DRaaS solutions minimize business downtime and data loss when disaster hits. Compared to traditional backup and disaster recovery software, DRaaS provides additional services to enhance infrastructure resiliency. Some of the notable benefits are: 

  • IT empowerment: DRaaS software shifts the burden from the internal IT team to a third-party vendor, which empowers the team to focus on other priorities that offer greater business value.
  • Business continuity: Daily operations can continue as usual on high availability without the added concern for downtime through the automated recovery process.
  • Flexible scalability: Compared to on-premises disaster recovery software, DRaaS solutions allow users to scale their resource allocation according to their needs without server limitations. 
  • Cost efficiency: Companies no longer have to pay for hardware maintenance or invest in a dedicated recovery team. 
  • Ransomware recovery: While DRaaS can’t prevent ransomware attacks, it can restore corrupted data in a remote server, ensuring that business operations won’t be locked down.

Basic elements of DRaaS

The format for a DRaaS can vary from industry and use case, but a complete DRaaS will include the following elements:

  • Auto recovery: It can automate the recovery schedule and process on critical application and data environments without manual IT input. 
  • Discovery: It automatically detects connected applications and servers and maps their dependencies, so the system runs bug-free.
  • Incremental backup: It helps with continuous syncing data from the main server to the backup server by uploading small amounts of data while keeping the overall integrity of the data up to date. 
  • Failover availability: Failover servers need to be located in multiple remote locations with good bandwidth for data connection and transfer.
  • DNS Redirection: When the disaster hits, the DRaaS server automatically redirects DNS requests from the original server.

DRaaS best practices

In order to make DRaaS work effectively, users must follow these best practices:

  • Identify business objectives: Every industry and company has a different level of SLA for RTO and RPO. Stakeholders should identify how long the business can function offline and how much data would be lost before hurting the baseline. 
  • Determine the budget: Once the company determines the cost of going below SLA, it can use that cost to set up a baseline for the DRaaS budget. 
  • Consult with DR experts and internal stakeholders: Both parties should identify what infrastructure needs to be recovered when failover triggers.

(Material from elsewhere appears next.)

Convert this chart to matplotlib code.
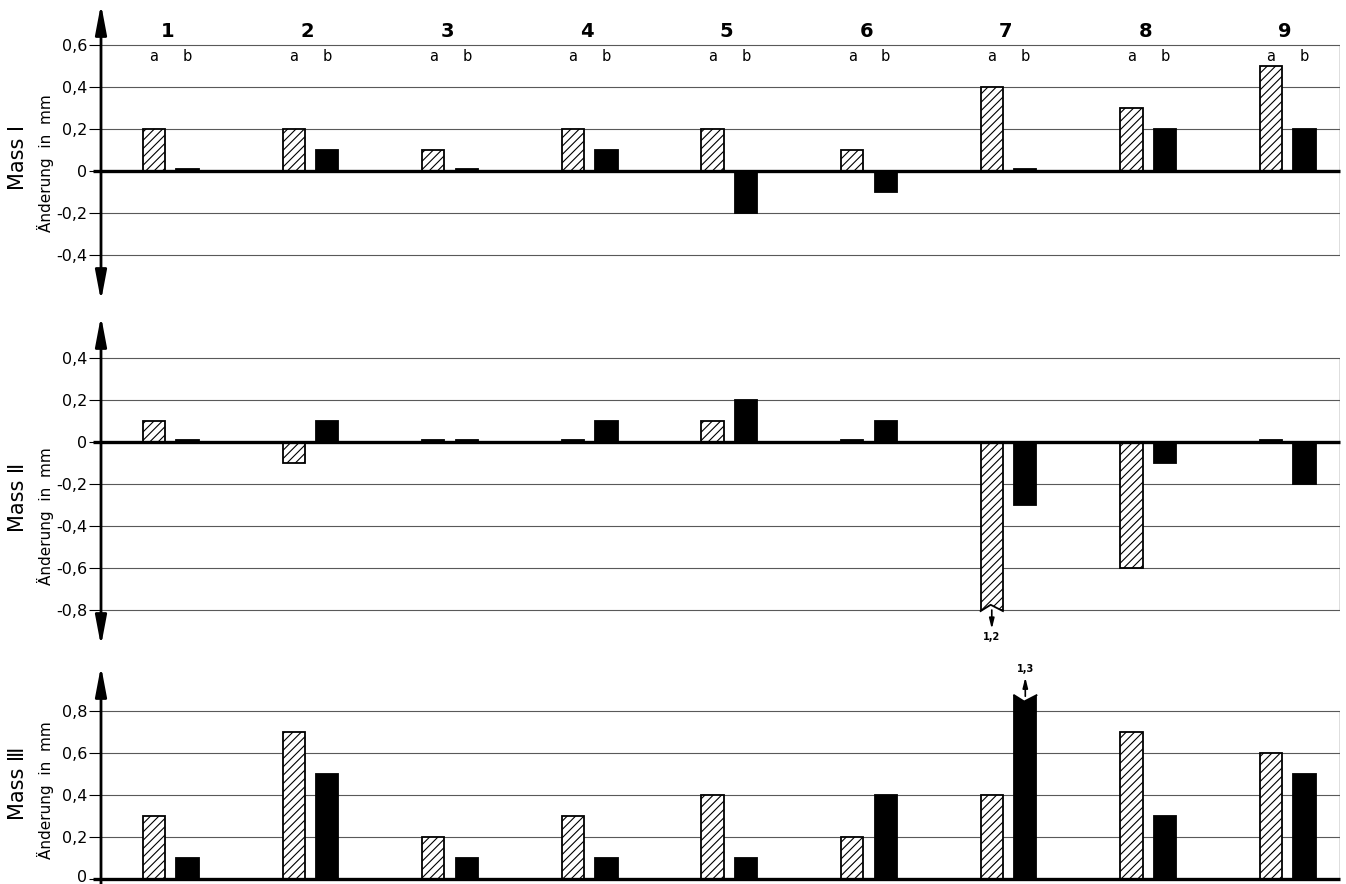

By only protecting key sections, the cost of DRaaS will become much less. All of this must be planned according to system dependencies and severity levels. 
  • Run tests: There should be multiple test cycles on the failover system to match SLA requirements. The failover process should be a seamless experience without major manual input. 
  • Ensure continuous maintenance: New applications and databases will change system dependency in the future. IT administrators should schedule routine integration and modify configurations based on new updates. 

DRaaS vs. DR

A disaster recovery (DR) solution is more expensive considering the infrastructure and maintenance costs. Still, many enterprise companies already have a similar setup for their own backup solution and data storage warehouse. They can utilize their existing infrastructure for maximum flexibility on DR planning. 

Disaster recovery as a service (DRaaS) has similar results to DR, with service providers accessing the benefits of the public cloud. Since most organizations don’t have an offsite data warehouse for backup, they would need to prepare for capital investment and hire additional IT administrators. By using DRaaS, companies gain disaster recovery capability in a short period of time without significant initial investment.